[EXERCISE TASK] Your task is to retype the lines from the opening of the material through the line that includes "0.385, 0.175]". Do not copy the pictures.

[INFORMATION PROVIDED]
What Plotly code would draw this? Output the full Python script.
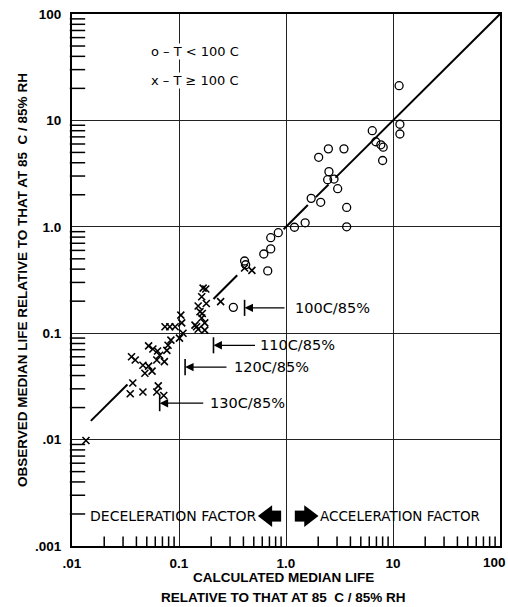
import numpy as np
import plotly.graph_objects as go

# ---------------- data ----------------
circle_x = [11.4, 11.6, 11.6, 6.4, 6.9, 7.7, 8.1, 8.0, 2.49, 3.48, 2.02, 2.52, 2.45, 2.81,
            3.04, 1.72, 2.11, 3.69, 1.51, 1.2, 3.69, 0.847, 0.72, 0.72, 0.62, 0.41, 0.42,
            0.675, 0.322]
circle_y = [21.2, 9.2, 7.45, 8.0, 6.3, 5.9, 5.6, 4.2, 5.4, 5.4, 4.5, 3.3, 2.77, 2.81,
            2.28, 1.85, 1.70, 1.52, 1.09, 0.99, 1.0, 0.88, 0.79, 0.62, 0.555, 0.477, 0.44,
            0.385, 0.175]

cross_x = [0.178, 0.163, 0.18, 0.151, 0.157, 0.165, 0.163, 0.174, 0.141, 0.151, 0.174,
           0.168, 0.146, 0.104, 0.106, 0.109, 0.101, 0.074, 0.082, 0.092, 0.084, 0.079,
           0.077, 0.052, 0.057, 0.063, 0.066, 0.062, 0.073, 0.036, 0.039, 0.046, 0.052,
           0.048, 0.056, 0.037, 0.035, 0.046, 0.064, 0.062, 0.072, 0.0135, 0.245, 0.41,
           0.48]
cross_y = [0.26, 0.22, 0.19, 0.18, 0.159, 0.153, 0.139, 0.125, 0.119, 0.109, 0.107,
           0.265, 0.115, 0.148, 0.125, 0.100, 0.090, 0.115, 0.115, 0.115, 0.086, 0.077,
           0.069, 0.076, 0.071, 0.068, 0.062, 0.056, 0.054, 0.060, 0.056, 0.050, 0.049,
           0.042, 0.044, 0.034, 0.027, 0.028, 0.032, 0.028, 0.026, 0.0098, 0.198, 0.41,
           0.39]

# y = x reference line, drawn in pieces (gaps where points sit)
diag_start = [0.015, 0.21, 0.95, 1.9, 2.9]
diag_end = [0.033, 0.35, 1.6, 2.5, 100]

# temperature markers: label, bar x, y, arrow tail x
temp_labels = ["100C/85%", "110C/85%", "120C/85%", "130C/85%"]
temp_bar_x = [0.41, 0.21, 0.114, 0.066]
temp_y = [0.173, 0.077, 0.048, 0.022]
temp_tail_x = [1.0, 0.53, 0.287, 0.174]
temp_text_x = [1.16, 0.547, 0.313, 0.187]

x_tickvals = [0.01, 0.1, 1, 10, 100]
x_ticktext = [".01", "0.1", "1.0", "10", "100"]
y_tickvals = [0.001, 0.01, 0.1, 1, 10, 100]
y_ticktext = [".001", ".01", "0.1", "1.0", "10", "100"]
minor_mult = [2, 3, 4, 5, 6, 7, 8, 9]

factor_labels = ["DECELERATION FACTOR", "ACCELERATION FACTOR"]
factor_y = 0.00191

legend_labels = ["o – T < 100 C", "x – T ≥ 100 C"]

X_RANGE = [-2, 2]
Y_RANGE = [-3, 2]
FONT = "DejaVu Sans"
BOLD = "Liberation Sans"
TICKFONT = dict(family=BOLD, size=13.5, color="black", weight="bold")


def minor_vals(lo, hi):
    return [m * 10.0 ** e for e in range(lo, hi) for m in minor_mult]


fig = go.Figure()

# diagonal
dx, dy = [], []
for a, b in zip(diag_start, diag_end):
    dx += [a, b, None]
    dy += [a, b, None]
fig.add_trace(go.Scatter(x=dx, y=dy, mode="lines", line=dict(color="black", width=2),
                         showlegend=False, hoverinfo="skip"))

fig.add_trace(go.Scatter(x=circle_x, y=circle_y, mode="markers", name="T < 100 C",
                         marker=dict(symbol="circle-open", size=8, color="black",
                                     line=dict(width=1.3)), showlegend=False))
fig.add_trace(go.Scatter(x=cross_x, y=cross_y, mode="markers", name="T ≥ 100 C",
                         marker=dict(symbol="x-thin-open", size=7, color="black",
                                     line=dict(width=1.6)), showlegend=False))

# bars for temperature markers
bx, by = [], []
for xv, yv in zip(temp_bar_x, temp_y):
    bx += [xv, xv, None]
    by += [yv / 1.19, yv * 1.19, None]
fig.add_trace(go.Scatter(x=bx, y=by, mode="lines", line=dict(color="black", width=1.6),
                         showlegend=False, hoverinfo="skip"))

annotations = []
for lab, xb, yv, xt, xtext in zip(temp_labels, temp_bar_x, temp_y, temp_tail_x, temp_text_x):
    annotations.append(dict(x=np.log10(xb), y=np.log10(yv), ax=np.log10(xt), ay=np.log10(yv),
                            xref="x", yref="y", axref="x", ayref="y", text="",
                            showarrow=True, arrowhead=2, arrowsize=1.3, arrowwidth=1.3,
                            arrowcolor="black", standoff=0))
    annotations.append(dict(x=np.log10(xtext), y=np.log10(yv), xref="x", yref="y", text=lab,
                            showarrow=False, xanchor="left", yanchor="middle",
                            font=dict(family=FONT, size=14.5, color="black")))

# big arrows for deceleration / acceleration
arrow_body_x = [0.80, 1.36]
arrow_head_x = [0.67, 1.64]
fig.add_trace(go.Scatter(x=arrow_body_x, y=[factor_y] * 2, mode="markers",
                         marker=dict(symbol="square", size=11, color="black"),
                         showlegend=False, hoverinfo="skip"))
fig.add_trace(go.Scatter(x=arrow_head_x[:1], y=[factor_y], mode="markers",
                         marker=dict(symbol="triangle-left", size=19, color="black"),
                         showlegend=False, hoverinfo="skip"))
fig.add_trace(go.Scatter(x=arrow_head_x[1:], y=[factor_y], mode="markers",
                         marker=dict(symbol="triangle-right", size=19, color="black"),
                         showlegend=False, hoverinfo="skip"))

# minor tick marks (2..9 in each decade) as short line markers just inside the axes
x0 = 10.0 ** X_RANGE[0]
y0 = 10.0 ** Y_RANGE[0]
y_minor = minor_vals(Y_RANGE[0], Y_RANGE[1])
x_minor = minor_vals(X_RANGE[0], X_RANGE[1])
fig.add_trace(go.Scatter(x=[x0 * 1.125] * len(y_minor), y=y_minor, mode="markers",
                         marker=dict(symbol="line-ew", size=11, color="black",
                                     line=dict(color="black", width=1.5)),
                         cliponaxis=False, showlegend=False, hoverinfo="skip"))
fig.add_trace(go.Scatter(x=x_minor, y=[y0 * 1.09] * len(x_minor), mode="markers",
                         marker=dict(symbol="line-ns", size=8, color="black",
                                     line=dict(color="black", width=1.5)),
                         cliponaxis=False, showlegend=False, hoverinfo="skip"))

annotations.append(dict(x=np.log10(0.56), y=np.log10(factor_y), xref="x", yref="y",
                        text=factor_labels[0], showarrow=False, xanchor="right",
                        yanchor="middle", font=dict(family=FONT, size=14, color="black")))
annotations.append(dict(x=np.log10(1.97), y=np.log10(factor_y), xref="x", yref="y",
                        text=factor_labels[1], showarrow=False, xanchor="left",
                        yanchor="middle", font=dict(family=FONT, size=13.5, color="black")))

# legend text
for lab, yv in zip(legend_labels, [44, 23.5]):
    annotations.append(dict(x=np.log10(0.0536), y=np.log10(yv), xref="x", yref="y",
                            text=lab, showarrow=False, xanchor="left", bgcolor="white",
                            borderpad=0,
                            font=dict(family=FONT, size=13, color="black")))

# last x tick label, kept inside the page
annotations.append(dict(x=1.018, y=-0.014, xref="paper", yref="paper",
                        text=x_ticktext[-1], showarrow=False, xanchor="right",
                        yanchor="top", font=TICKFONT))

# axis titles
annotations.append(dict(x=-0.117, y=0.5, xref="paper", yref="paper", textangle=-90,
                        text="OBSERVED MEDIAN LIFE RELATIVE TO THAT AT 85  C / 85% RH",
                        showarrow=False, xanchor="center", yanchor="middle",
                        font=dict(family=BOLD, size=13.5, color="black", weight="bold")))
annotations.append(dict(x=0.495, y=-0.060, xref="paper", yref="paper",
                        text="CALCULATED MEDIAN LIFE", showarrow=False,
                        xanchor="center", yanchor="middle",
                        font=dict(family=BOLD, size=13.5, color="black", weight="bold")))
annotations.append(dict(x=0.495, y=-0.097, xref="paper", yref="paper",
                        text="RELATIVE TO THAT AT 85  C / 85% RH", showarrow=False,
                        xanchor="center", yanchor="middle",
                        font=dict(family=BOLD, size=13.5, color="black", weight="bold")))

axis_common = dict(type="log", showgrid=True, gridcolor="#222", gridwidth=1,
                   showline=True, linecolor="black", linewidth=2, mirror=True,
                   ticks="", zeroline=False, automargin=False,
                   tickfont=TICKFONT)

fig.update_layout(
    width=508, height=607,
    margin=dict(l=72, r=8, t=14, b=61, autoexpand=False),
    paper_bgcolor="white", plot_bgcolor="white",
    xaxis=dict(range=X_RANGE, tickmode="array", tickvals=x_tickvals,
               ticktext=x_ticktext[:-1] + [""],
               ticklabelstandoff=4, **axis_common),
    yaxis=dict(range=Y_RANGE, tickmode="array", tickvals=y_tickvals, ticktext=y_ticktext,
               ticklabelstandoff=6, **axis_common),
    annotations=annotations,
    showlegend=False,
)

fig.write_html("out.html")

[OUTPUT OF THE TASK]
What Plotly code would draw this? Output the full Python script.
import numpy as np
import plotly.graph_objects as go

# ---------------- data ----------------
circle_x = [11.4, 11.6, 11.6, 6.4, 6.9, 7.7, 8.1, 8.0, 2.49, 3.48, 2.02, 2.52, 2.45, 2.81,
            3.04, 1.72, 2.11, 3.69, 1.51, 1.2, 3.69, 0.847, 0.72, 0.72, 0.62, 0.41, 0.42,
            0.675, 0.322]
circle_y = [21.2, 9.2, 7.45, 8.0, 6.3, 5.9, 5.6, 4.2, 5.4, 5.4, 4.5, 3.3, 2.77, 2.81,
            2.28, 1.85, 1.70, 1.52, 1.09, 0.99, 1.0, 0.88, 0.79, 0.62, 0.555, 0.477, 0.44,
            0.385, 0.175]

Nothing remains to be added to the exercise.